No 1 Lines, Dots & Crosses (1992)

For violin and piano

Commissioned by:
First Performance: Bert Mooiman & Frank de Groot, Arnold Schönbergzaal, The Hague
Instrumentation: violin and piano
Duration: 16’

Score can be obtained through Donemus

Info/Program note:
Lines, Dots & Crosses is the first piece I still acknowledge as a more-or-less mature work. It was written while still a student, sometime during 1991/1992. The work is characterized by a great deal of homorhythmic action between the piano and violin and the presence of the ‘no-nonsense’ titles I henceforward always used: exact verbal summaries of the musical ‘content’.

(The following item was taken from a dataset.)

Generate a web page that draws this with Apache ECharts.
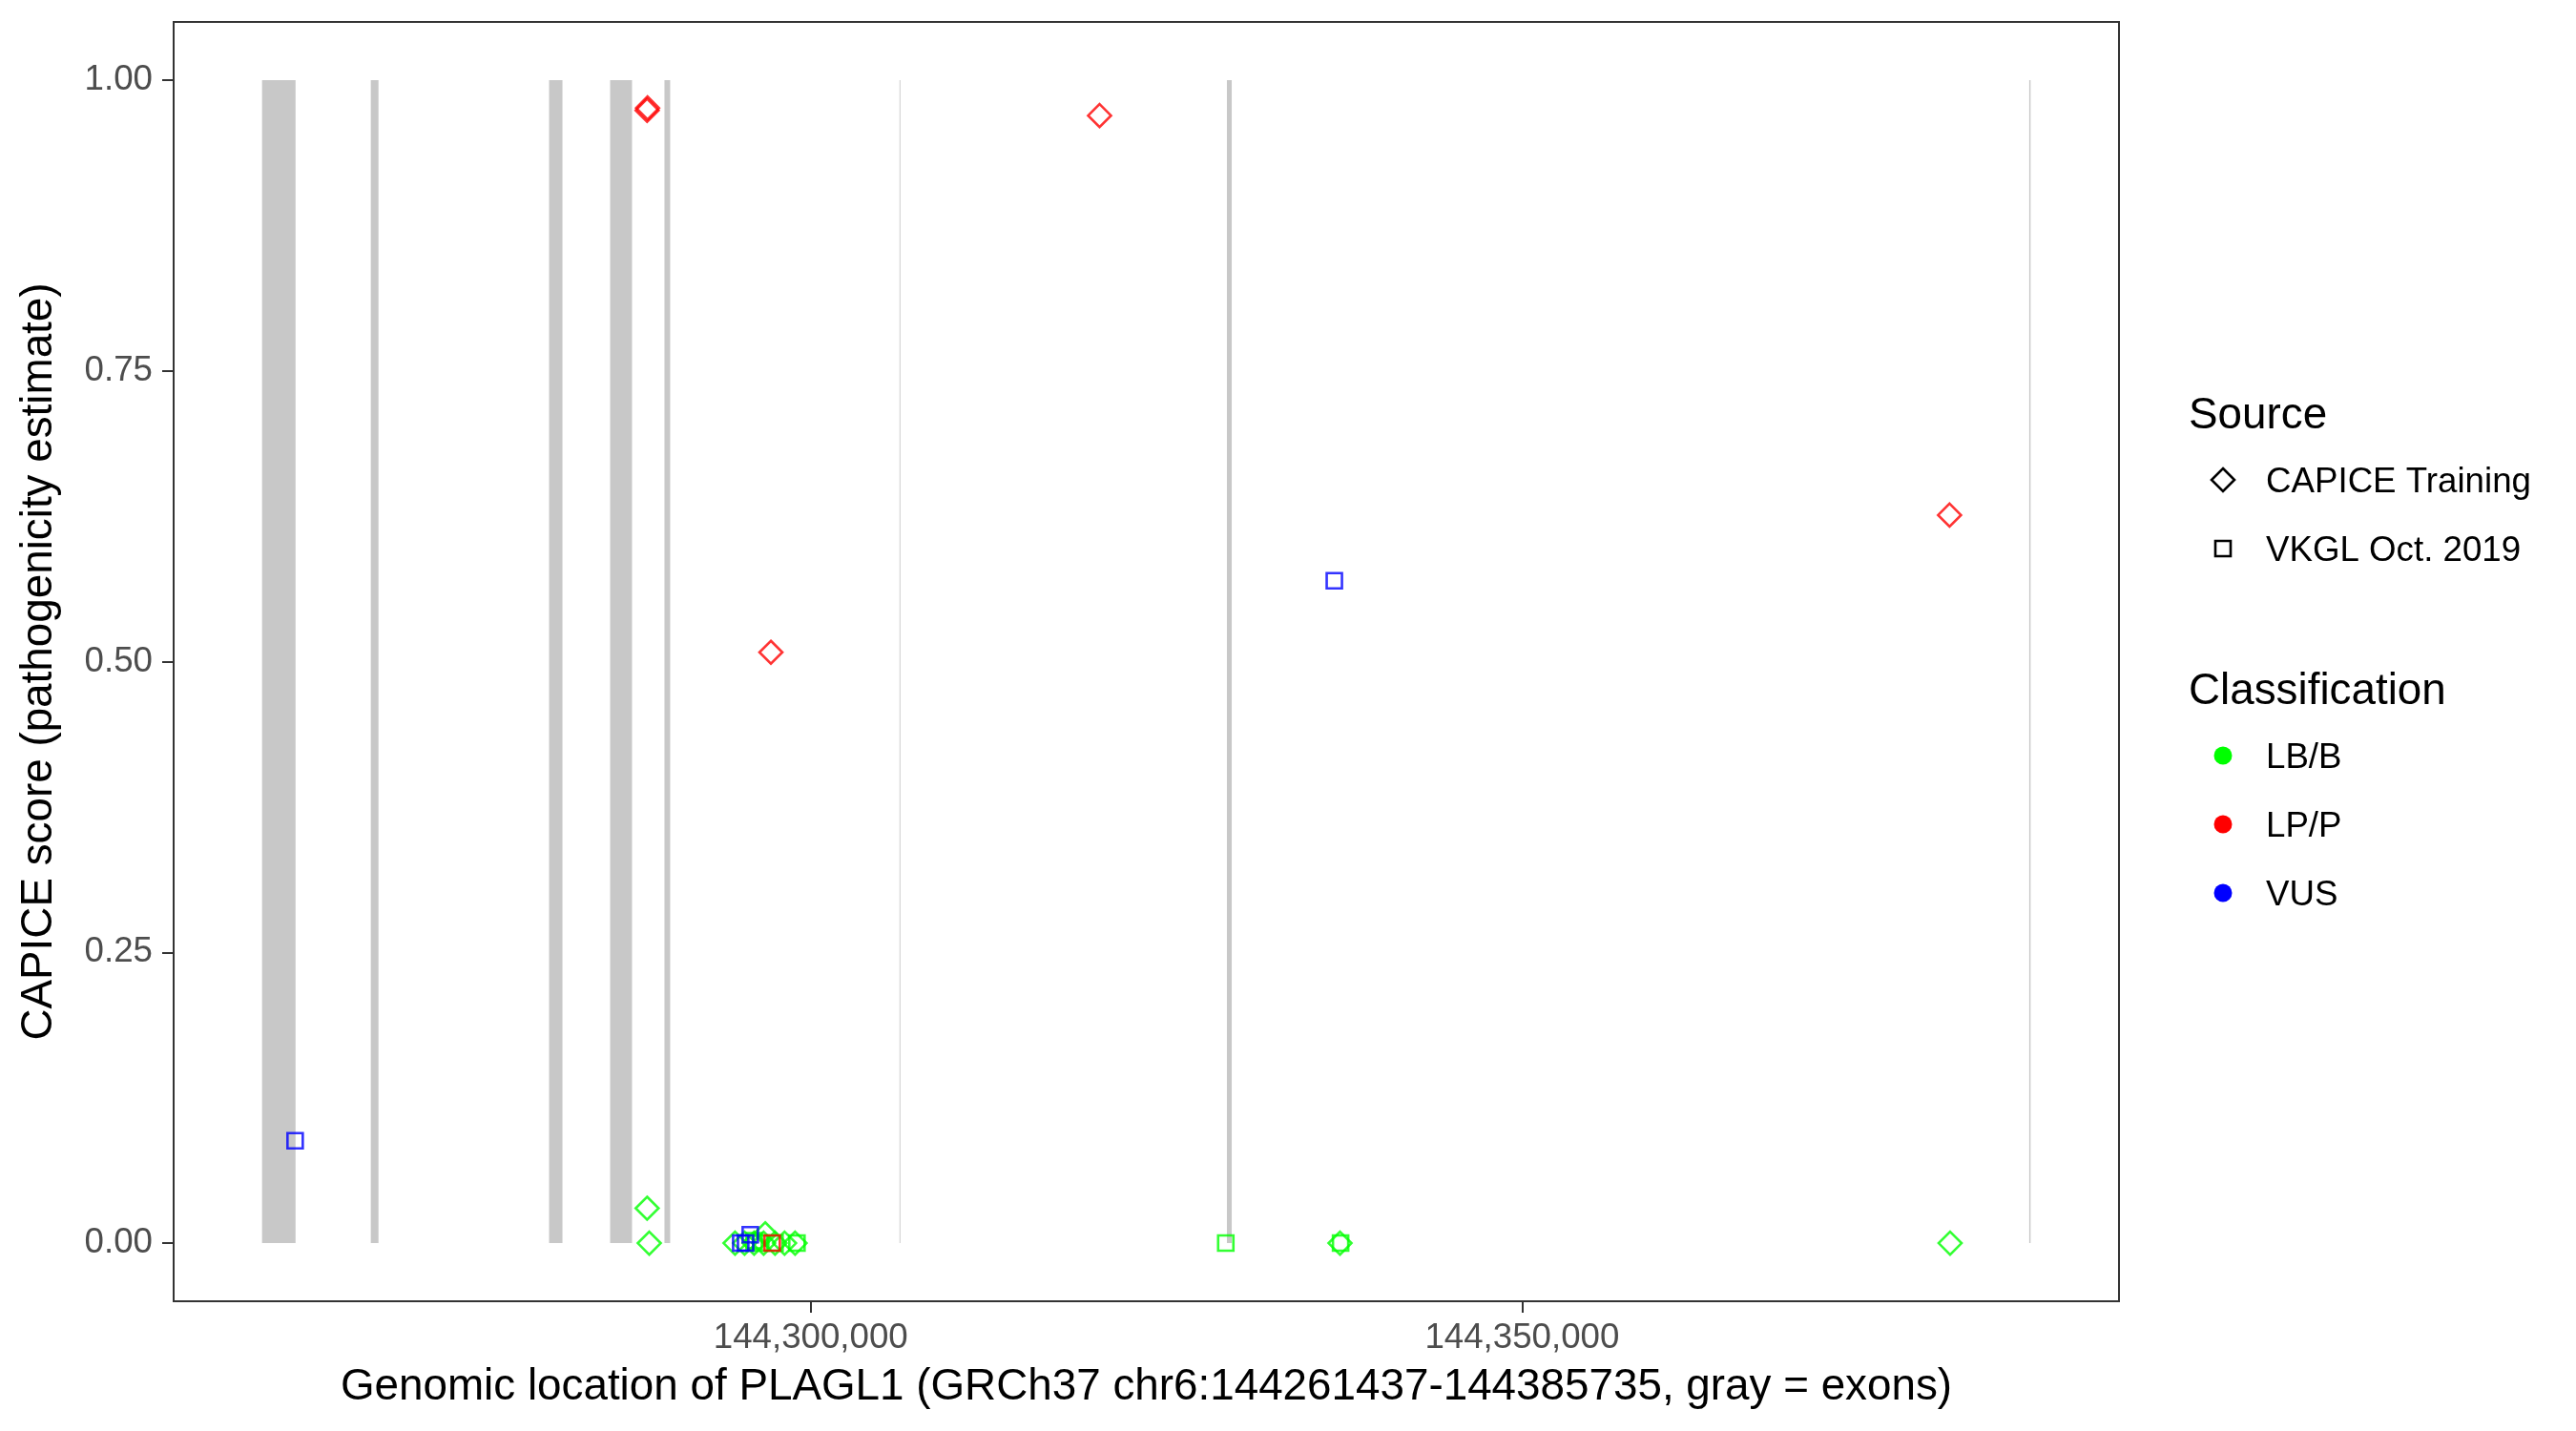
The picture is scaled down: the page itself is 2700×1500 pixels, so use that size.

Lines consists of little, short-breathed melodic cells played high up on the violin’s G- or D-strings to a piano part which only marginally deviates from total homorhythm; Dots consists mostly of short, percussive attacks, similarly shared by piano and violin, which alternate between dry pizzicatos and slurred double-stops and develop rhythmically as the section progresses; Crosses is by far the longest of the three parts – more than half of the total duration – and consists of melodic ‘crossings’ between piano and violin. The movement proceeds in several sections, all initiated by a long violin crescendo, and gradually disintegrates into shorter fragments and more and more silence as it progresses. The work ends with a ‘Coda’, achieving what I thought at the time to be an ‘inevitable’ conclusion.